Depuis son arrivée sur le territoire nordique le 25 juillet 2023, Jérôme Crête a fait de grands apprentissages. « Dans la zone intensive plus au sud, les arbres poussent plus serrés alors qu’en zone nordique, l’espacement entre les arbres est vraiment plus grand et les arbres beaucoup plus petits. Résultat? La pénétration du vent est plus grande qu’on s’y attendait », mentionne l’agent en feu de forêt. Il ajoute en expliquant que, dans la zone intensive, si le vent annoncé est de 20-25 km, le vent ressenti est d’environ 7 ou 8 km. Au nord, si des vents de 20-25 km sont annoncés, ce sont bel et bien des vents de 20-25 km qui sont ressentis.

« Un feu est beaucoup plus agressif lorsqu’il est exposé au vent réel. » – Jérôme Crête

Étant donné les divergences entre les pluies annoncées et celles qui tombaient réellement dans la zone nordique, la SOPFEU a installé une station météorologique portative entre les deux feux majeurs du secteur. « Cela a permis de faire des corrélations entre le prévu et le réel. Le recensement des données est toujours en cours mais, déjà, nous mettions à la hausse les indices en nous fiant aux 2-3 jours précédents qui n’avaient pas reçu les précipitations prévues », explique-t-il.

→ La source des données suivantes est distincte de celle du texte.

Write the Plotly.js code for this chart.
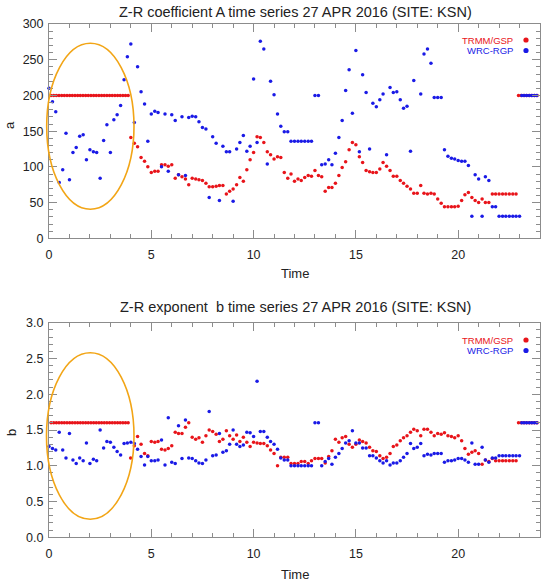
<!DOCTYPE html>
<html>
<head>
<meta charset="utf-8">
<script src="https://cdn.plot.ly/plotly-3.0.1.min.js"></script>
<style>html,body{margin:0;padding:0;background:#fff;}#chart{width:552px;height:587px;}</style>
</head>
<body>
<div id="chart"></div>
<script>
// ---------- DATA ----------
const seriesNames = ["TRMM/GSP", "WRC-RGP"];
const xTickVals = [0, 5, 10, 15, 20];

// coefficient A, TRMM/GSP
const tA_trmm = [0.10,0.23,0.36,0.49,0.62,0.75,0.88,1.01,1.14,1.27,1.40,1.53,1.66,1.79,1.92,2.05,2.18,2.31,2.44,2.57,2.70,2.83,2.96,3.09,3.22,3.35,3.48,3.61,3.74,3.87,
 4.00,4.17,4.33,4.50,4.67,4.83,5.00,5.17,5.33,5.50,5.67,5.83,6.00,6.17,6.33,6.50,6.67,6.83,7.00,7.17,7.33,7.50,7.67,7.83,8.00,8.17,8.33,8.50,8.67,8.83,9.00,9.17,9.33,9.50,9.67,9.83,
 10.00,10.17,10.33,10.50,10.67,10.83,11.00,11.17,11.33,11.50,11.67,11.83,12.00,12.17,12.33,12.50,12.67,12.83,13.00,13.17,13.33,13.50,13.67,13.83,14.00,14.17,14.33,14.50,14.67,14.83,
 15.00,15.17,15.33,15.50,15.67,15.83,16.00,16.17,16.33,16.50,16.67,16.83,17.00,17.17,17.33,17.50,17.67,17.83,18.00,18.17,18.33,18.50,18.67,18.83,19.00,19.17,19.33,19.50,19.67,19.83,
 20.00,20.17,20.33,20.50,20.67,20.83,21.00,21.17,21.33,21.50,21.67,21.83,22.00,22.17,22.33,22.50,22.67,22.83,22.95,23.08,23.21,23.34,23.47,23.60,23.73,23.86];
const a_trmm = [200,200,200,200,200,200,200,200,200,200,200,200,200,200,200,200,200,200,200,200,200,200,200,200,200,200,200,200,200,200,
 141,133,128,113,108,100,92,94,94,103,103,101,103,84,89,86,83,75,84,83,82,81,77,72,72,73,74,74,62,66,69,75,85,80,96,110,
 120,142,141,134,121,117,111,114,113,92,84,90,80,83,81,85,88,87,95,88,86,66,71,71,77,88,99,107,124,134,
 131,114,106,95,93,92,92,97,106,101,95,87,87,81,77,73,69,63,63,74,63,62,63,62,55,49,44,44,44,44,
 45,53,61,64,57,53,50,55,50,50,62,62,62,62,62,62,62,62,200,200,200,200,200,200,200,200];

// coefficient A, WRC-RGP
const tA_wrc = [0.00,0.17,0.33,0.50,0.67,0.83,1.00,1.17,1.33,1.50,1.67,1.83,2.00,2.17,2.33,2.50,2.67,2.83,3.00,3.17,3.33,3.50,3.67,3.83,
 4.00,4.17,4.33,4.50,4.67,4.83,5.00,5.17,5.33,5.50,5.67,5.83,6.00,6.17,6.33,6.50,6.67,6.83,7.00,7.17,7.33,7.50,7.67,7.83,8.00,8.17,8.33,8.50,8.67,8.83,9.00,9.17,9.33,9.50,9.67,9.83,
 10.00,10.17,10.33,10.50,10.67,10.83,11.00,11.17,11.33,11.50,11.67,11.83,12.00,12.17,12.33,12.50,12.67,12.83,13.00,13.17,13.33,13.50,13.67,13.83,14.00,14.17,14.33,14.50,14.67,14.83,
 15.00,15.17,15.33,15.50,15.67,15.83,16.00,16.17,16.33,16.50,16.67,16.83,17.00,17.17,17.33,17.50,17.67,17.83,18.17,18.33,18.50,18.67,18.83,19.00,19.17,19.33,19.50,19.67,19.83,
 20.00,20.17,20.33,20.50,20.67,20.83,21.00,21.17,21.33,21.50,21.67,21.83,22.00,22.17,22.33,22.50,22.67,22.83,23.00,23.11,23.23,23.35,23.48,23.60,23.72,23.84];
const a_wrc = [210,191,177,78,96,147,82,120,127,143,145,110,124,121,120,84,137,159,120,166,173,186,222,254,
 272,162,240,205,188,136,174,178,176,100,174,94,173,165,89,170,88,169,171,170,163,155,153,57,142,133,53,129,121,121,52,125,134,144,122,129,
 223,134,276,265,104,220,201,174,157,149,149,136,136,136,136,136,136,136,200,200,103,104,110,103,119,141,165,207,236,175,
 263,121,229,204,125,189,184,194,202,117,211,204,205,194,182,185,122,221,202,258,265,245,197,197,197,124,115,112,111,
 109,108,108,102,31,89,83,31,86,81,44,44,31,31,31,31,31,31,31,200,200,200,200,200,200,200];

// exponent b, TRMM/GSP
const tB_trmm = [0.10,0.23,0.36,0.49,0.62,0.75,0.88,1.01,1.14,1.27,1.40,1.53,1.66,1.79,1.92,2.05,2.18,2.31,2.44,2.57,2.70,2.83,2.96,3.09,3.22,3.35,3.48,3.61,3.74,3.87,
 3.99,4.17,4.33,4.50,4.67,4.83,5.00,5.17,5.33,5.50,5.67,5.83,6.00,6.17,6.33,6.50,6.67,6.83,7.00,7.17,7.33,7.50,7.67,7.83,8.00,8.17,8.33,8.50,8.67,8.83,9.00,9.17,9.33,9.50,9.67,9.83,
 10.00,10.17,10.33,10.50,10.67,10.83,11.00,11.17,11.33,11.50,11.67,11.83,12.00,12.17,12.33,12.50,12.67,12.83,13.00,13.17,13.33,13.50,13.67,13.83,14.00,14.17,14.33,14.50,14.67,14.83,
 15.00,15.17,15.33,15.50,15.67,15.83,16.00,16.17,16.33,16.50,16.67,16.83,17.00,17.17,17.33,17.50,17.67,17.83,18.00,18.17,18.33,18.50,18.67,18.83,19.00,19.17,19.33,19.50,19.67,19.83,
 20.00,20.17,20.33,20.50,20.67,20.83,21.00,21.17,21.33,21.50,21.67,21.83,22.00,22.17,22.33,22.50,22.67,22.83,22.95,23.08,23.21,23.34,23.47,23.60,23.73,23.86];
const b_trmm = [1.60,1.60,1.60,1.60,1.60,1.60,1.60,1.60,1.60,1.60,1.60,1.60,1.60,1.60,1.60,1.60,1.60,1.60,1.60,1.60,1.60,1.60,1.60,1.60,1.60,1.60,1.60,1.60,1.60,1.60,
 1.11,1.28,1.41,1.30,1.17,1.14,1.34,1.33,1.34,1.23,1.22,1.24,1.28,1.47,1.45,1.45,1.54,1.60,1.40,1.37,1.39,1.33,1.42,1.50,1.48,1.44,1.34,1.37,1.49,1.42,1.37,1.43,1.34,1.40,1.33,1.27,
 1.33,1.32,1.31,1.31,1.28,1.22,1.17,1.00,1.12,1.12,1.12,1.03,1.03,1.03,1.06,1.06,1.03,1.07,1.10,1.10,1.10,1.04,1.13,1.21,1.37,1.33,1.39,1.41,1.30,1.26,
 1.30,1.36,1.34,1.32,1.26,1.21,1.20,1.14,1.10,1.12,1.17,1.27,1.29,1.35,1.39,1.42,1.47,1.51,1.49,1.42,1.51,1.51,1.47,1.42,1.45,1.44,1.46,1.42,1.41,1.39,
 1.42,1.35,1.24,1.16,1.19,1.21,1.17,1.02,1.08,1.06,1.10,1.07,1.07,1.07,1.07,1.07,1.07,1.07,1.60,1.60,1.60,1.60,1.60,1.60,1.60,1.60];

// exponent b, WRC-RGP
const tB_wrc = [0.00,0.17,0.33,0.50,0.67,0.83,1.00,1.17,1.33,1.50,1.67,1.83,2.00,2.17,2.33,2.50,2.67,2.83,3.00,3.17,3.33,3.50,3.67,3.83,
 4.00,4.17,4.33,4.50,4.67,4.83,5.00,5.17,5.33,5.50,5.67,5.83,6.00,6.17,6.33,6.50,6.67,6.83,7.00,7.17,7.33,7.50,7.67,7.83,8.00,8.17,8.33,8.50,8.67,8.83,9.00,9.17,9.33,9.50,9.67,9.83,
 10.00,10.17,10.33,10.50,10.67,10.83,11.00,11.17,11.33,11.50,11.67,11.83,12.00,12.17,12.33,12.50,12.67,12.83,13.00,13.17,13.33,13.50,13.67,13.83,14.00,14.17,14.33,14.50,14.67,14.83,
 15.00,15.17,15.33,15.50,15.67,15.83,16.00,16.17,16.33,16.50,16.67,16.83,17.00,17.17,17.33,17.50,17.67,17.83,18.00,18.17,18.33,18.50,18.67,18.83,19.00,19.17,19.33,19.50,19.67,19.83,
 20.00,20.17,20.33,20.50,20.67,20.83,21.00,21.17,21.33,21.50,21.67,21.83,22.00,22.17,22.33,22.50,22.67,22.83,23.00,23.11,23.23,23.35,23.48,23.60,23.72,23.84];
const b_wrc = [1.27,1.24,1.22,1.47,1.22,1.11,1.45,1.08,1.03,1.11,1.07,1.32,1.03,1.09,1.07,1.50,1.25,1.34,1.33,1.26,1.20,1.15,1.31,1.32,
 1.33,1.31,1.23,1.13,1.01,1.13,1.07,1.07,1.08,1.36,1.01,1.67,1.05,1.03,1.56,1.10,1.64,1.11,1.10,1.07,1.04,1.03,1.08,1.76,1.14,1.15,1.45,1.19,1.21,1.30,1.50,1.30,1.27,1.29,1.47,1.46,
 1.41,2.18,1.48,1.48,1.40,1.34,1.30,1.23,1.11,1.08,1.08,1.00,1.00,1.00,1.00,1.00,1.00,1.00,1.60,1.60,1.00,1.06,1.10,1.02,1.12,1.17,1.24,1.32,1.35,1.49,
 1.32,1.32,1.25,1.25,1.14,1.14,1.11,1.07,1.04,1.07,1.01,1.04,1.04,1.07,1.12,1.17,1.31,1.24,1.26,1.31,1.14,1.16,1.15,1.17,1.17,1.17,1.05,1.07,1.07,1.08,
 1.10,1.10,1.08,1.05,1.32,1.02,1.02,1.26,1.08,1.05,1.11,1.11,1.14,1.14,1.14,1.14,1.14,1.14,1.14,1.60,1.60,1.60,1.60,1.60,1.60,1.60];

// ---------- STYLE ----------
const RED = '#e8141a', BLUE = '#1a1ae6', ORANGE = '#f2a516';
const FONT = 'Liberation Sans, Arial, Helvetica, sans-serif';
const AX = '#8c8c8c';
const W = 552, H = 587;
const px = v => v / W, py = v => 1 - v / H;

function mk(x, y, color, xa, ya, name) {
  return {type: 'scatter', mode: 'markers', x: x, y: y, xaxis: xa, yaxis: ya, name: name,
    marker: {color: color, size: 3.5, line: {width: 0}}, showlegend: false, cliponaxis: false};
}
const traces = [
  mk(tA_trmm, a_trmm, RED, 'x', 'y', seriesNames[0]),
  mk(tA_wrc, a_wrc, BLUE, 'x', 'y', seriesNames[1]),
  mk(tB_trmm, b_trmm, RED, 'x2', 'y2', seriesNames[0]),
  mk(tB_wrc, b_wrc, BLUE, 'x2', 'y2', seriesNames[1])
];

function xax(anchor) {
  return {domain: [px(49), px(540)], anchor: anchor, range: [0, 24], tickvals: xTickVals,
    ticks: 'inside', ticklen: 8, tickwidth: 1, tickcolor: AX,
    minor: {dtick: 1, ticks: 'inside', ticklen: 4, tickcolor: AX, tickwidth: 1},
    showline: true, linecolor: AX, linewidth: 1, mirror: 'ticks',
    showgrid: false, zeroline: false, ticklabelstandoff: 5,
    tickfont: {family: FONT, size: 12.5, color: '#222'}};
}
function yax(anchor, dom, rng, dt, mdt, fmt) {
  return {domain: dom, anchor: anchor, range: rng, dtick: dt, tick0: 0, tickformat: fmt,
    ticks: 'inside', ticklen: 8, tickwidth: 1, tickcolor: AX,
    minor: {dtick: mdt, ticks: 'inside', ticklen: 4, tickcolor: AX, tickwidth: 1},
    showline: true, linecolor: AX, linewidth: 1, mirror: 'ticks',
    showgrid: false, zeroline: false, ticklabelstandoff: 2,
    tickfont: {family: FONT, size: 12.5, color: '#222'}};
}

const ann = (text, x, y, opts) => Object.assign({text: text, x: x, y: y, xref: 'paper', yref: 'paper',
  showarrow: false, font: {family: FONT, size: 14.5, color: '#222'}, xanchor: 'center', yanchor: 'middle'}, opts || {});
const legFont = c => ({family: FONT, size: 9.5, color: c});

const annotations = [
  ann('Z-R coefficient A time series 27 APR 2016 (SITE: KSN)', px(295), py(12)),
  ann('Z-R exponent &nbsp;b time series 27 APR 2016 (SITE: KSN)', px(295), py(307)),
  ann('a', px(9), py(125), {textangle: -90, font: {family: FONT, size: 13, color: '#222'}}),
  ann('b', px(11), py(432), {textangle: -90, font: {family: FONT, size: 13, color: '#222'}}),
  ann('Time', px(295), py(274), {font: {family: FONT, size: 13, color: '#222'}}),
  ann('Time', px(295), py(574), {font: {family: FONT, size: 13, color: '#222'}}),
  ann(seriesNames[0], px(515), py(40), {xanchor: 'right', font: legFont(RED)}),
  ann(seriesNames[1], px(515), py(50.5), {xanchor: 'right', font: legFont(BLUE)}),
  ann(seriesNames[0], px(515), py(340), {xanchor: 'right', font: legFont(RED)}),
  ann(seriesNames[1], px(515), py(350.5), {xanchor: 'right', font: legFont(BLUE)})
];

const dot = (cx, cy, c) => ({type: 'circle', xref: 'paper', yref: 'paper',
  x0: px(cx - 2.6), x1: px(cx + 2.6), y0: py(cy + 2.6), y1: py(cy - 2.6),
  fillcolor: c, line: {width: 0}});
const ell = (x0, x1, ytop, ybot) => ({type: 'circle', xref: 'paper', yref: 'paper',
  x0: px(x0), x1: px(x1), y0: py(ybot), y1: py(ytop), line: {color: ORANGE, width: 1.6}, fillcolor: 'rgba(0,0,0,0)'});

const shapes = [
  dot(526, 40, RED), dot(526, 50.5, BLUE), dot(526, 340, RED), dot(526, 350.5, BLUE),
  ell(46.7, 134, 43.3, 209.3), ell(46.5, 134, 352.7, 519.3)
];

const layout = {
  width: W, height: H, margin: {l: 0, r: 0, t: 0, b: 0},
  paper_bgcolor: '#fff', plot_bgcolor: '#fff', showlegend: false,
  font: {family: FONT},
  xaxis: xax('y'),
  yaxis: yax('x', [py(238.3), py(24)], [0, 300], 50, 10, 'd'),
  xaxis2: xax('y2'),
  yaxis2: yax('x2', [py(537.3), py(322.7)], [0, 3], 0.5, 0.1, '.1f'),
  annotations: annotations, shapes: shapes
};

Plotly.newPlot('chart', traces, layout, {staticPlot: true, displayModeBar: false});
</script>
</body>
</html>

Le peu de pluie qui tombait était aussi vite asséché dû aux vents. « C’est le même principe que la corde à linge, plus il y a de vent, plus ça sèche vite » vulgarise celui qui a œuvré à La Tuque et Chibougamau principalement.

« Habituellement, à 60 % d’humidité, la progression des feux diminue ou ralentit. Dans la zone nordique, ça brulait quand même! Ça arrive ailleurs, mais c’est rare », soutient Jérôme Crête.
Classés par intensité de 1 à 6, les feux actuels qui sévissent dans la zone nordique sont classés à 4, soit, des feux de cimes. « On rivalise ici avec deux types de combustibles. » Jérôme Crête nomme la mousse de caribous et les épinettes noires, entre autres. Certains feux qui voyageaient à 10 ou 12 km/heure ont passablement tout brulé sur leur passage; d’autres ont laissé des ilots de verdure. En majorité, les feux de la zone nordique ont brulé beaucoup de territoire en peu de temps.

La SOPFEU laissera-t-elle encore bruler les feux de la zone nordique?

Jérôme Crête n’est pas dans le secret des dieux! Il sait que des feux brulent chaque année dans la zone nordique selon un cycle naturel. Dans la zone intensive plus au sud, la SOPFEU intervient dans l’heure qui suit un début de feu de forêt ou le plus tôt possible. « Le bois est exploitable, commercialement rentable », mentionne-t-il. Il ajoute cependant qu’il a eu échos que des discussions avaient lieu, et ce, depuis l’hiver dernier, à savoir si la SOPFEU pourrait intervenir davantage en zone nordique éventuellement. « Cela implique plus de personnel, plus d’avions, l’ouverture de bases de déploiement. » Jérôme Crête ne connait pas les aspects budgétaires reliés à une telle décision, mais il est logique que l’enjeu financier et logistique teinte les décisions futures de la SOPFEU selon lui.